To find out, Hucl joined forces with Tyler Wist and Chrystel Olivier, both entomologists with Agriculture and Agri-Food Canada in Saskatoon, to conduct some field and lab studies and take a closer look at AY in wheat.

At the time, very little was known about AY disease expression in wheat, whether certain varieties were more susceptible than others, if there was a critical threshold for aster leafhopper populations, or what kind of yield loss AY was capable of causing.

 
U of S wheat breeder Pierre Hucl.

U of S wheat breeder Pierre Hucl.

 

Indeed, aster yellows in wheat was a veritable blank slate of knowledge With funding from the Sask Wheat, the Western Grains Research Foundation, and the Saskatchewan Ministry of Agriculture through the Agriculture Development Fund, Hucl, Wist, and Olivier devised a series of lab and field studies to fill in some of those blanks.

“We looked at durum and common wheat – 25 varieties in total,” says Hucl. The bulk of that was CWRS (14 varieties), with CWHW, GP, CWSW, CPS and four varieties of CWA durum rounding out the list.

The results of the three-year study were decidedly mixed and perhaps a little anticlimactic, according to Hucl, but not without value. “We grew the field trials abutting a commercial canola field,” he says.

This would ensure the trials were well exposed to leafhoppers and therefore AY. “We had all these unexplained symptoms in the field, and I was hoping to separate this out indoors, but we were unable to do it.”

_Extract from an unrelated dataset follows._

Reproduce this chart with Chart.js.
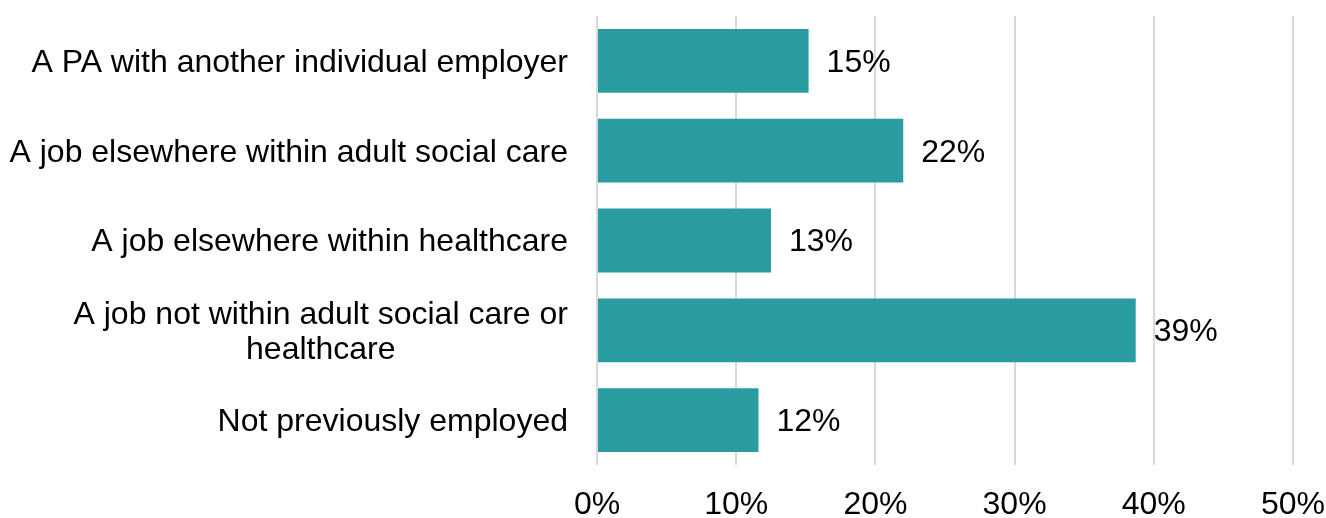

Those symptoms included bleaching, stunting, tiller dieback and empty heads in wheat with known AY infection. But since other pests can also cause these symptoms, Hucl and the entomologists tried to replicate them under controlled disease conditions in the lab.

There, under wet soil conditions with high light intensity, they could see that AY-infected plants showed more of these symptoms and had a small drop in yield, but it was not consistent.

“In the indoor experiments, entomologists had colonies of insects, infected and not infected,” says Hucl. “We had randomized, replicated trials, and we were still unable to see much in the way of definitive symptoms.”

What about varietal differences? “We did find that durum is twice as likely to get the disease as common wheat,” says Hucl. It sounds alarming, but he says that the average infection rate in common wheat is one percent, so a doubling to two percent in durum is pretty insignificant.

From 2015 to 2017, Hucl and Wist studied AY in wheat from every possible angle, conducting seven separate lab experiments and three seasons of field trials all designed to uncover the interactions between aster leafhoppers and AY in wheat. Everything from how many insects fed on plants, to how long they fed, to crop staging at time of feeding to the possible roles of soil moisture and light intensity – all was thoroughly investigated.

“We wanted to know if this disease was a breeding objective,” says Hucl. Turns out, it’s not. And that’s okay, he says. Proving a negative is just as valuable as finding a positive, and growers had been asking if AY was causing yield losses. “The research did answer that question.”